Open clin99 opened 6 years ago
I am also unable to remove the experiment from the queue.
It seems like the thread responsible for terminating experiments that take too much time was canceled. I restarted the controller.
I created a log file for further analysis.
Another one:
The experiment http://w3id.org/hobbit/experiments#1598593574572 took too much time. Forcing termination.
It looks like the platform initiated the termination of the benchmark service, but not the system service.
Probably the thing that got stuck is listTasks
in the Docker API library:
"Timer-0" #35 prio=5 os_prio=0 cpu=571.76ms elapsed=15419.73s tid=0x00007ff6c4876800 nid=0x46 waiting on condition [0x00007ff60a4ad000]
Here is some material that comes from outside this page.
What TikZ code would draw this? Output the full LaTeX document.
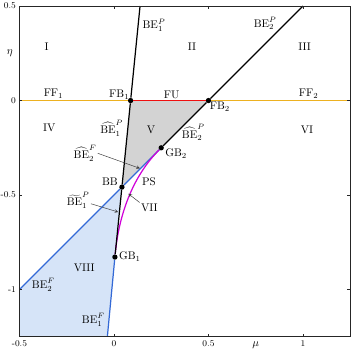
\documentclass[tikz,border=0pt]{standalone}
\usepackage{tikz}
\usepackage{xcolor}
\usetikzlibrary{backgrounds}
\definecolor{PhaseOrange}{HTML}{EDB120}
\definecolor{PhaseRed}{HTML}{F01010}
\definecolor{PhaseBlue}{HTML}{3369D6}
\definecolor{PhaseMagenta}{HTML}{D000D8}
\definecolor{PhaseGray}{HTML}{D3D3D3}
\definecolor{PhaseSky}{HTML}{D6E4F8}
\definecolor{AxisGray}{HTML}{262626}

\begin{document}
\begin{tikzpicture}[x=6cm, y=6cm,
    curve/.style={line width=1.1pt},
    dot/.style={circle, fill=black, inner sep=0pt, minimum size=4.8pt},
    lbl/.style={inner sep=1pt},
    tick/.style={font=\footnotesize, inner sep=1pt},
    axis/.style={AxisGray, line width=0.8pt},
    arrow/.style={->, >=stealth, black!75, line width=0.45pt}
  ]
    \useasboundingbox (-0.603,-1.341) rectangle (1.270,0.532);

    \coordinate (topP1) at (0.138,0.5);
    \coordinate (topP2) at (1,0.5);
    \coordinate (leftF) at (-0.5,0);
    \coordinate (rightF) at (1.25,0);
    \coordinate (startF2) at (-0.5,-1);
    \coordinate (endF1) at (-0.035,-1.25);
    \coordinate (tipV) at (0.1376,-0.359);
    \coordinate (tipT) at (0.0228,-0.59);
    \coordinate (tipVII) at (0.0757,-0.493);

    \node[dot] (fb1) at (0.088,0) {};
    \node[dot] (fb2) at (0.5,0) {};
    \node[dot] (gb2) at (0.25,-0.25) {};
    \node[dot] (bb) at (0.042,-0.458) {};
    \node[dot] (gb1) at (0.005,-0.828) {};

    \begin{scope}[on background layer]
      \fill[PhaseGray] (fb1.center) -- (fb2.center) -- (gb2.center) -- (bb.center) -- cycle;
      \fill[PhaseSky] (startF2) -- (bb.center) -- (gb1.center) -- (endF1) -- (-0.5,-1.25) -- cycle;
    \end{scope}

    \draw[curve, PhaseOrange] (leftF) -- (fb1) (fb2) -- (rightF);
    \draw[curve, PhaseRed] (fb1) -- (fb2);
    \draw[curve, PhaseBlue] (startF2) -- (bb) (bb) -- (gb2) (endF1) -- (gb1);
    \draw[curve, PhaseMagenta] (gb1) .. controls (0.0283,-0.5827) and (0.11,-0.39) .. (gb2);
    \draw[curve] (topP1) -- (fb1) (fb1) -- (bb) (bb) -- (gb1);
    \draw[curve] (topP2) -- (fb2) (fb2) -- (gb2);

    \draw[axis] (-0.5,-1.25) rectangle (1.25,0.5);
    \foreach \m in {-0.5,0,0.5,1} {
      \draw[axis] (\m,-1.25) -- ++(0,0.016);
      \draw[axis] (\m,0.5) -- ++(0,-0.016);
    }
    \foreach \e in {-1,-0.5,0,0.5} {
      \draw[axis] (-0.5,\e) -- ++(0.016,0);
      \draw[axis] (1.25,\e) -- ++(-0.016,0);
    }
    \foreach \m/\n in {-0.5/a,0/b,0.5/c,1/d}
      \node[tick, anchor=north] (xtick\n) at (\m,-1.262) {\m};
    \foreach \e/\n in {-1/a,-0.5/b,0/c,0.5/d}
      \node[tick, anchor=east] (ytick\n) at (-0.512,\e) {\e};
    \node (mulbl) at (0.75,-1.292) {$\mu$};
    \node (etalbl) at (-0.551,0.251) {$\eta$};

    \node[lbl] (regI) at (-0.356,0.283) {I};
    \node[lbl] (regII) at (0.413,0.285) {II};
    \node[lbl] (regIII) at (1.009,0.285) {III};
    \node[lbl] (regIV) at (-0.342,-0.147) {IV};
    \node[lbl] (regV) at (0.196,-0.156) {V};
    \node[lbl] (regVI) at (1.021,-0.156) {VI};
    \node[lbl] (regVII) at (0.187,-0.567) {VII};
    \node[lbl] (regVIII) at (-0.157,-0.885) {VIII};
    \node[lbl] (regPS) at (0.185,-0.431) {PS};

    \node[lbl, anchor=south] (ff1) at (-0.32,0.004) {$\mathrm{FF}_1$};
    \node[lbl, anchor=south] (ff2) at (1.03,0.004) {$\mathrm{FF}_2$};
    \node[lbl, anchor=south] (fu) at (0.305,0.004) {FU};
    \node[lbl, anchor=south east] (fb1lbl) at (fb1.center) {$\mathrm{FB}_1$};
    \node[lbl, anchor=north west] (fb2lbl) at (fb2.center) {$\mathrm{FB}_2$};
    \node[lbl, anchor=north west] (gb2lbl) at (gb2.east) {$\mathrm{GB}_2$};
    \node[lbl, anchor=west] (gb1lbl) at (gb1.east) {$\mathrm{GB}_1$};
    \node[lbl, anchor=south east] (bblbl) at (bb.west) {BB};

    \node[lbl] (be1p) at (0.212,0.399) {$\mathrm{BE}_1^P$};
    \node[lbl] (be2p) at (0.80,0.408) {$\mathrm{BE}_2^P$};
    \node[lbl] (be1phat) at (-0.012,-0.147) {$\widehat{\mathrm{BE}}_1^P$};
    \node[lbl] (be2phat) at (0.42,-0.17) {$\widehat{\mathrm{BE}}_2^P$};
    \node[lbl] (be2fhat) at (-0.153,-0.279) {$\widehat{\mathrm{BE}}_2^F$};
    \node[lbl] (be1ptil) at (-0.189,-0.528) {$\widetilde{\mathrm{BE}}_1^P$};
    \node[lbl] (be2f) at (-0.374,-0.976) {$\mathrm{BE}_2^F$};
    \node[lbl] (be1f) at (-0.109,-1.161) {$\mathrm{BE}_1^F$};

    \draw[arrow] (be2fhat.east) -- (tipV);
    \draw[arrow] (be1ptil.-15) -- (tipT);
    \draw[arrow] (regVII.north west) -- (tipVII);
  \end{tikzpicture}
\end{document}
at java.util.concurrent.locks.AbstractQueuedSynchronizer.parkAndCheckInterrupt(java.base@11.0.5/AbstractQueuedSynchronizer.java:885)
- parking to wait for <0x000000060c935200> (a jersey.repackaged.com.google.common.util.concurrent.AbstractFuture$Sync)
at java.util.concurrent.locks.LockSupport.park(java.base@11.0.5/LockSupport.java:194)
at java.util.concurrent.locks.AbstractQueuedSynchronizer.acquireSharedInterruptibly(java.base@11.0.5/AbstractQueuedSynchronizer.java:1345)
at jersey.repackaged.com.google.common.util.concurrent.AbstractFuture$Sync.get(AbstractFuture.java:285)
at java.util.concurrent.locks.AbstractQueuedSynchronizer.doAcquireSharedInterruptibly(java.base@11.0.5/AbstractQueuedSynchronizer.java:1039)
at jersey.repackaged.com.google.common.util.concurrent.AbstractFuture.get(AbstractFuture.java:116)
at com.spotify.docker.client.DefaultDockerClient.version(DefaultDockerClient.java:517)
at com.spotify.docker.client.DefaultDockerClient.request(DefaultDockerClient.java:2639)
at com.spotify.docker.client.DefaultDockerClient.listTasks(DefaultDockerClient.java:2002)
at org.hobbit.controller.docker.ContainerManagerImpl.getContainerExitCode(ContainerManagerImpl.java:702)
at com.spotify.docker.client.DefaultDockerClient.assertApiVersionIsAbove(DefaultDockerClient.java:2772)
at org.hobbit.controller.docker.ContainerStateObserverImpl$1.run(ContainerStateObserverImpl.java:97)
at java.util.TimerThread.run(java.base@11.0.5/Timer.java:506)
at java.util.TimerThread.mainLoop(java.base@11.0.5/Timer.java:556)
An experiment keeps running even the max runtime becomes negative. Is this normal?